For this reason, it is necessary to develop separate models based on calibration dataset for different regions. E.g. our data set for Siberia (all the area east of Ural mountains) had to be divided into 3 parts based on taxonomic similarities and geographical locations of the investigated ca 300 lakes: west Siberia, East Siberia and Far East (Nazarova et al., 2011, 2015; Self et al., 2011).

In our manuscript here we make comparison of T optima for the same taxa in different calibration sets across the Northern Eurasia (Fig. 6).

There is one more point to the application of the transfer functions. For any reconstructions we make additional tests that show how reliable the reconstruction is (Modern Analogue Technique (MAT), the goodness-of-fit (G-O-F) statistics (Birks et al. 1990); Statistical significance of the reconstruction using the method of (Telford and Birks, 2011). For questionable regions we make reconstructions using several transfer function in order to see which one can fit better (Plikk et al., 2018; Pł´ociennik et al., 2022) and supplement with the significance tests as well. This allows to avoid using un-applicable transfer functions and helps to improve the quality of reconstructions.

Author Response File: Author Response.pdf

Reviewer 2 Report

Review of the article by Nazarova et al.

Chironomid-based modern summer temperature data set and inference model for the Northwest European part of Russia

The article is devoted to establishing the relationship between modern chironomid assemblages and environmental conditions (predominantly mean July air temperature) in North-Eastern Eurasia (North-Western Russia), and this study fits the profile of “Water” journal.

The study under consideration is relevant: 1) it fills a gap in the study of chironomids of Northern Eurasia (the lakes of North-Eastern Europe have not been investigated, with some exceptions); 2) obtained results can later form the basis of paleoclimatic reconstructions within the study area.

The goal of the MS is clearly stated: studying the influence of various environmental factors on the distribution and abundance of chironomids in a recently collected “chironomids-environment” dataset of lakes in North-Western Russia and developing a regional inference chironomid -based model for the reconstruction of regional climatic and ecological changes of the past. Research tasks are solved by applying standard methods, and only the territory where the inference model can be applied is expanded. There are no comments for this part.

However, I have some remarks on study design.

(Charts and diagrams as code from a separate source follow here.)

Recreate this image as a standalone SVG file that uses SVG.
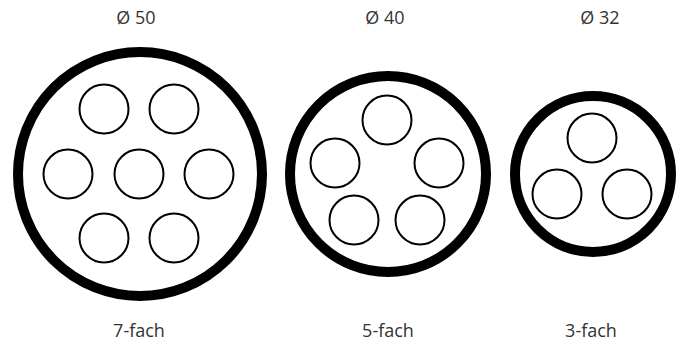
<svg xmlns="http://www.w3.org/2000/svg" width="681" height="344" viewBox="0 0 681 344">
<style>
.outer{fill:#fff;stroke:#000;stroke-width:10}
.core{fill:#fff;stroke:#000;stroke-width:2}
.t{font-family:"Open Sans","Liberation Sans",sans-serif;font-size:18px;fill:#333;text-anchor:middle}
</style>
<rect width="681" height="344" fill="#fff"/>
<g id="cable7">
<circle class="outer" cx="140" cy="174" r="122"/>
<circle class="core" cx="104" cy="109" r="24.5"/>
<circle class="core" cx="174" cy="109" r="24.5"/>
<circle class="core" cx="68" cy="174" r="24.5"/>
<circle class="core" cx="139" cy="174" r="24.5"/>
<circle class="core" cx="209" cy="174" r="24.5"/>
<circle class="core" cx="104" cy="238" r="24.5"/>
<circle class="core" cx="174" cy="238" r="24.5"/>
<text class="t" x="136" y="24">Ø 50</text>
<text class="t" x="139" y="337">7-fach</text>
</g>
<g id="cable5">
<circle class="outer" cx="388" cy="174" r="98"/>
<circle class="core" cx="387" cy="120" r="24.5"/>
<circle class="core" cx="335" cy="163" r="24.5"/>
<circle class="core" cx="439" cy="163" r="24.5"/>
<circle class="core" cx="354" cy="220" r="24.5"/>
<circle class="core" cx="420" cy="220" r="24.5"/>
<text class="t" x="385" y="24">Ø 40</text>
<text class="t" x="388" y="337">5-fach</text>
</g>
<g id="cable3">
<circle class="outer" cx="593" cy="174" r="78"/>
<circle class="core" cx="592" cy="138" r="24.5"/>
<circle class="core" cx="557" cy="194" r="24.5"/>
<circle class="core" cx="627" cy="194" r="24.5"/>
<text class="t" x="600" y="24">Ø 32</text>
<text class="t" x="591" y="337">3-fach</text>
</g>
<g id="connectors"/>
</svg>
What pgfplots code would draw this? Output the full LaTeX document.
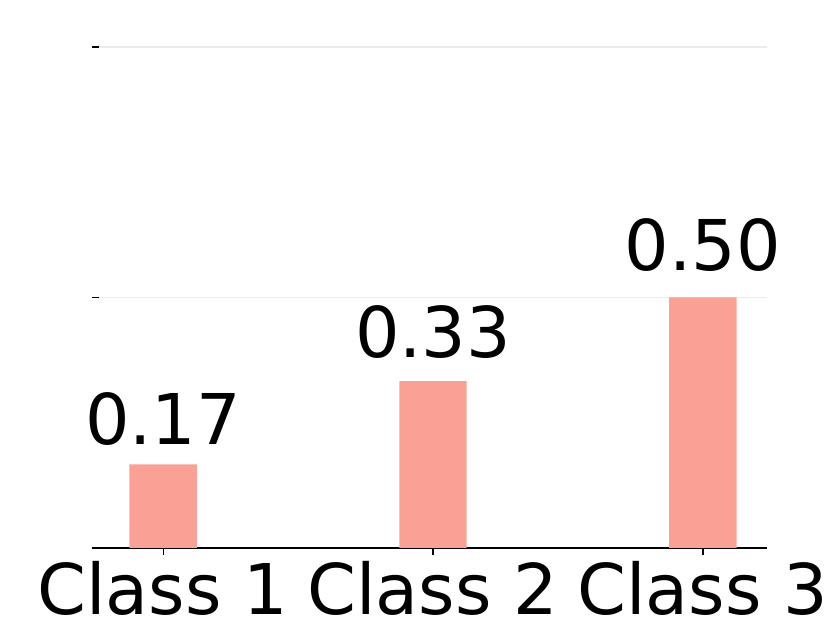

In the introduction, authors note that chironomid-based inference models can hardly be used outside of the regions where they were developed. That is why “it was imperative to develop a regional chironomid-based inference model for application in the East European North” (lines 50-51). At the same time, in the presented MS, 98 studied lakes are combined into one regional dataset, despite the location on a vast territory – more than 1600 km in both latitude and longitude directions. This territory, as noted by the authors, includes such different natural zones as arctic desert, tundra, forest tundra, northern taiga, and taiga. It is obvious that these natural zones differ significantly in their landscape and climatic conditions.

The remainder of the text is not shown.